Mother.

When I was a little girl, playing house was a favorite pastime. My poor, unfortunate friends were always assigned the role of “baby” or “child” while I clung to the role of mother. 

Since receiving a Baby Feels So Real in the second grade, being a mom was always part of my future vision, until it wasn’t.

My ex and I tried to have children. Three years and four failed IUI attempts later, we stopped trying to force something that was never going to happen. It felt like a piece of me died. I mourned the loss of a child I would never have and a dream I’d never see realized. Some days I still mourn them.

And then last week, everything changed. 

I was reading The Authenticity Project, a novel by Clare Pooley that encourages us to drop the facade we present to the world and just be real - tears, addictions, broken dreams and all.  

As you know, authenticity is important to me. 

Just like the characters in the book, I spent too much of my life portraying one thing to the external world while my internal world crumbled. Keeping up the facade was overwhelming, exhausting and really depressing.

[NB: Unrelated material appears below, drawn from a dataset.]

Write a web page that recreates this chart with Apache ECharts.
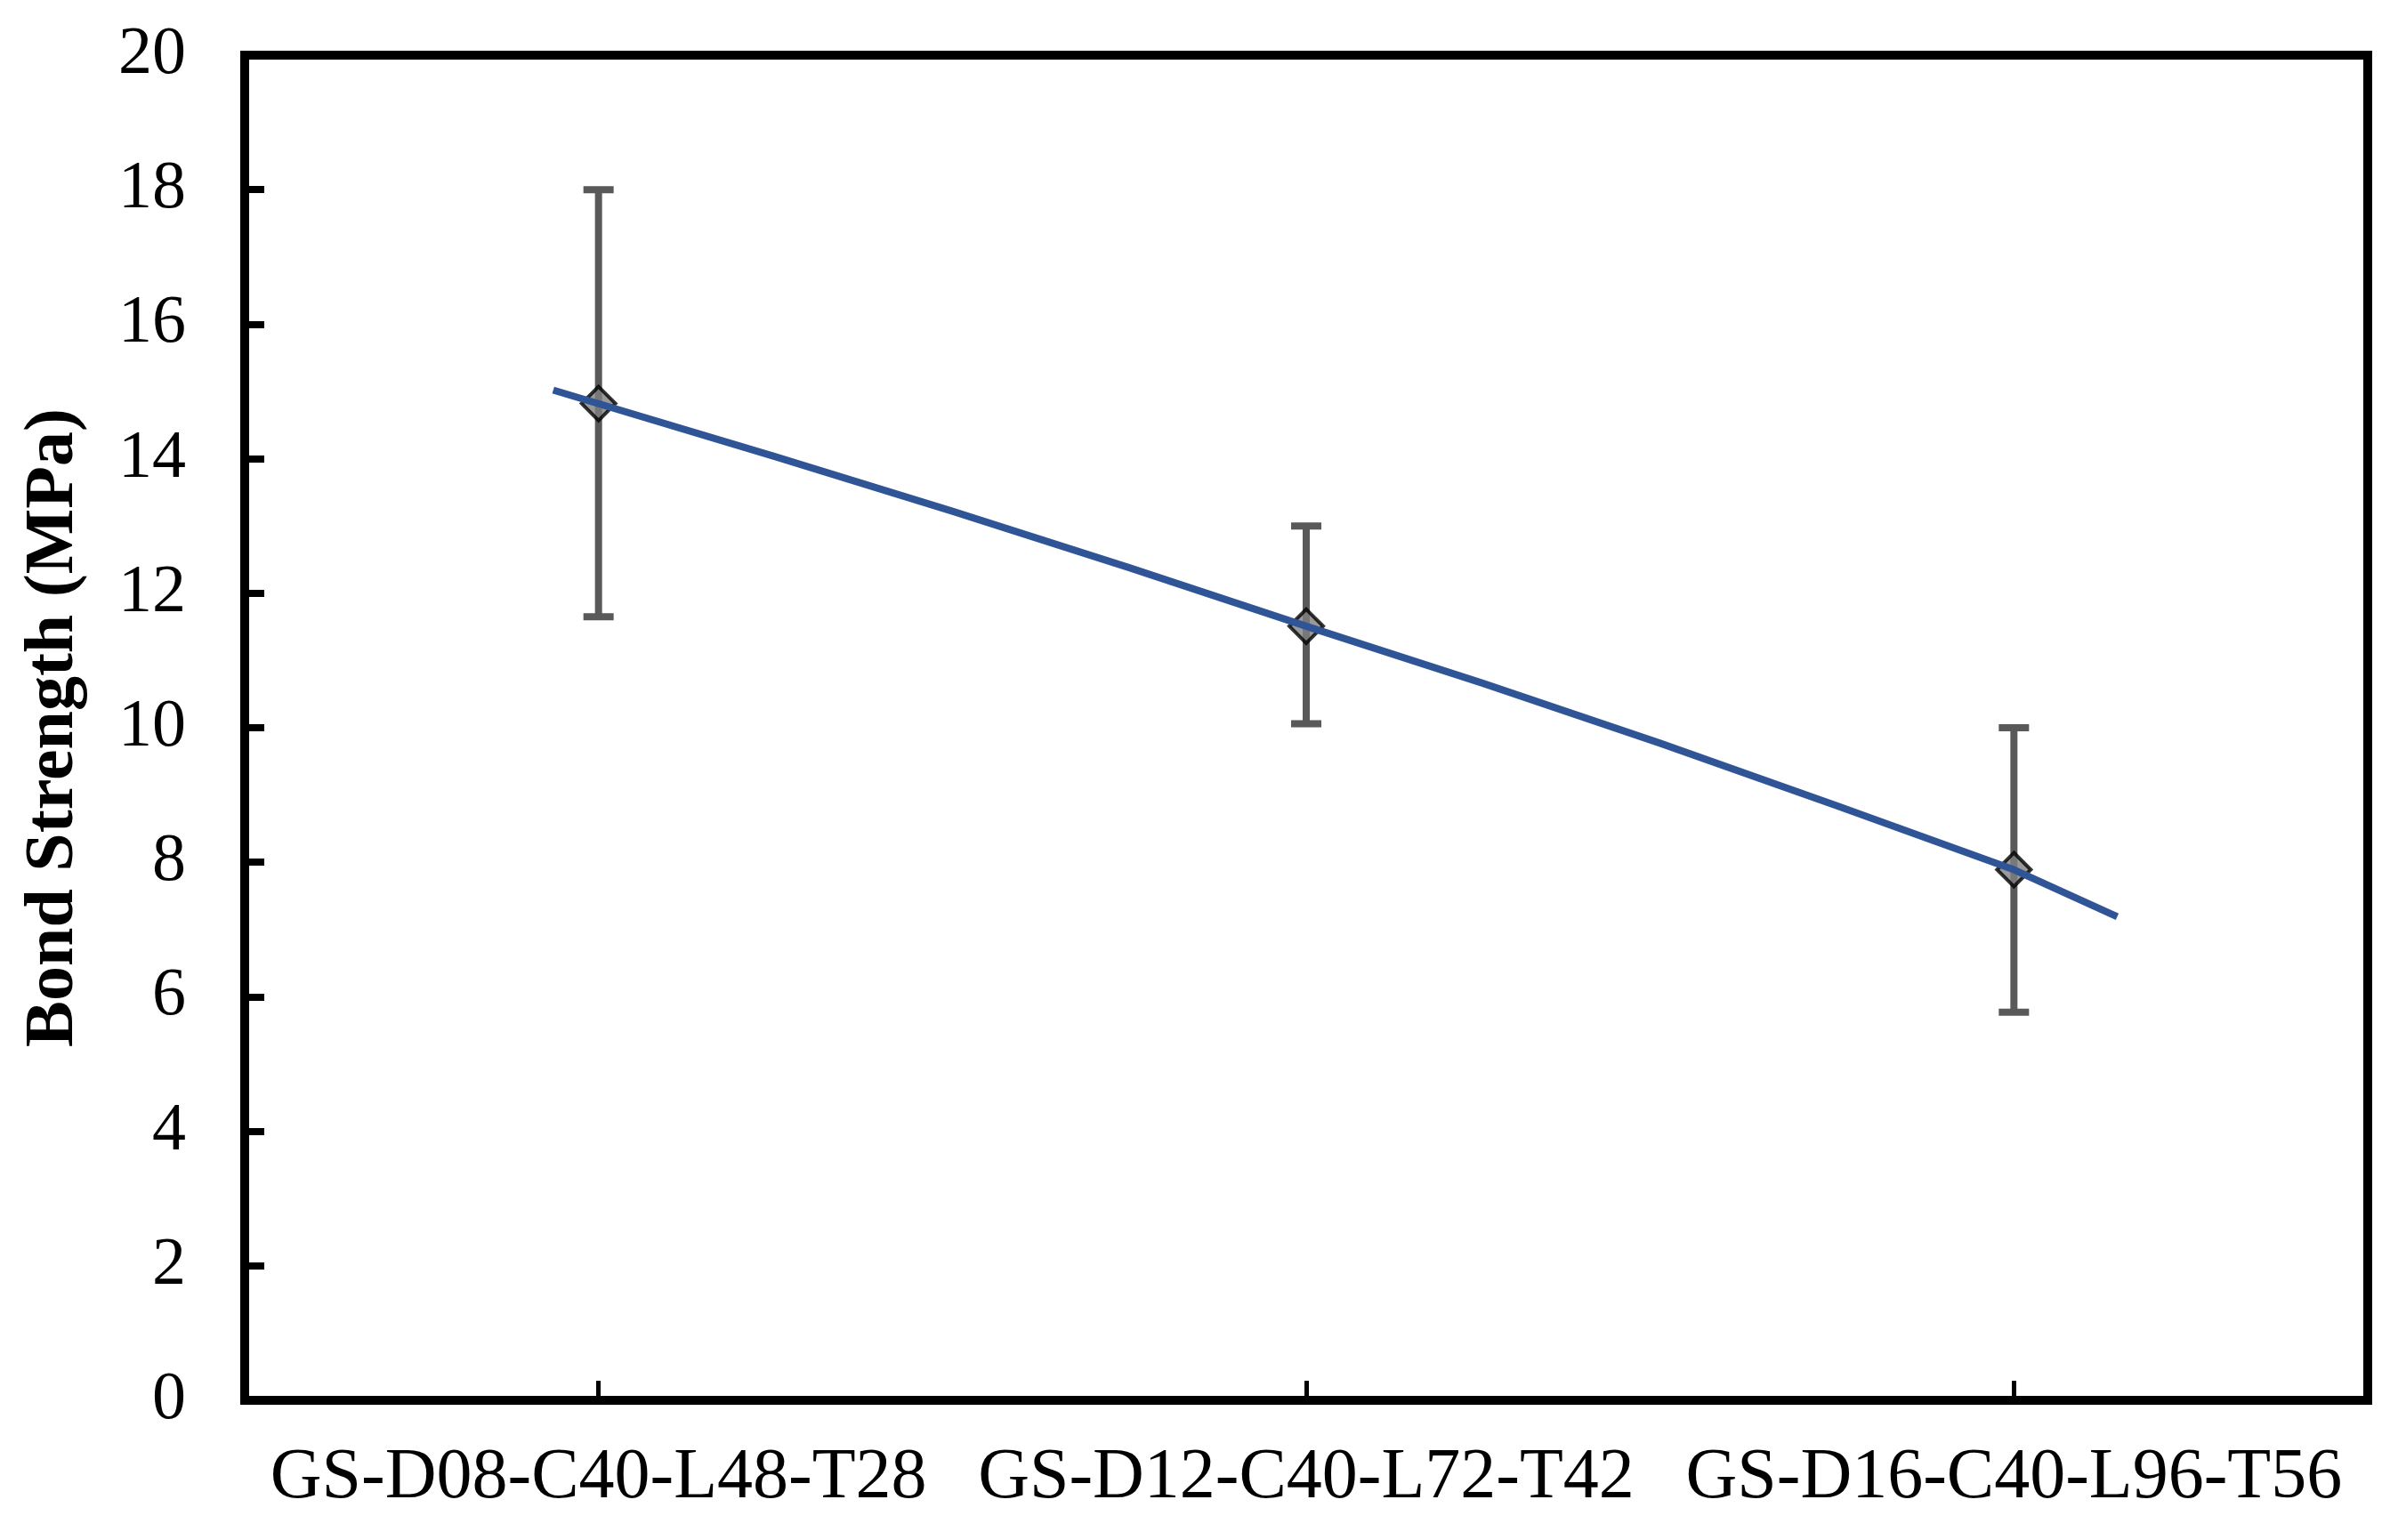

Monica, the main character in the book, also dreamed of being a mother. She ran a coffee shop, was in her late 30s and wanted nothing more in life than to have a family and raise a child. There were so many parallels between our worlds. It was like looking in the mirror. 

And then, as the book reached its climax, I read the line that changed everything. 

Mother is a verb.

The floodgates opened and the tears wouldn’t stop. It was like God knew just what I needed to hear - Mother is a verb. 

I’m really good at encouraging you, dear readers, to shift your perspective. I preach to dream big and remain open to how that dream shows up for you. And yet, I couldn’t look past my inability to have a child. 

Mother is a verb. 

Every day, I have the opportunity to mother my dreams. To nourish them. To breathe life into others. To birth new projects into the world. To watch my dreams grow beyond what I had imagined.

💛 I breathed life into my love + gratitude journal. 

💛 I birthed Manifesting + Mimosas. 

💛 I continue to nurture my yoga practice.

💛 I mother The Collective.

💛 I mother my clients.

💛 I mother my nieces and nephews.

💛 I mother my plants. 

💛 I even mother you, my sweet friends. 

That one sentence created a massive shift in my perspective. Words are powerful, aren’t they?

And so, I ask you - where are you holding onto a dream so tightly and so precisely that you can’t see all the ways in which it is already realized?

Can you loosen your grip, let the things that no longer serve you fall away while opening your hands so the things meant for you have a place to land?

I have a hunch that when you do, you will be able to see the various ways in which your dreams are already showing up for you. 

Keep dreaming. Keep showing up. Keep mothering even when you want to quit.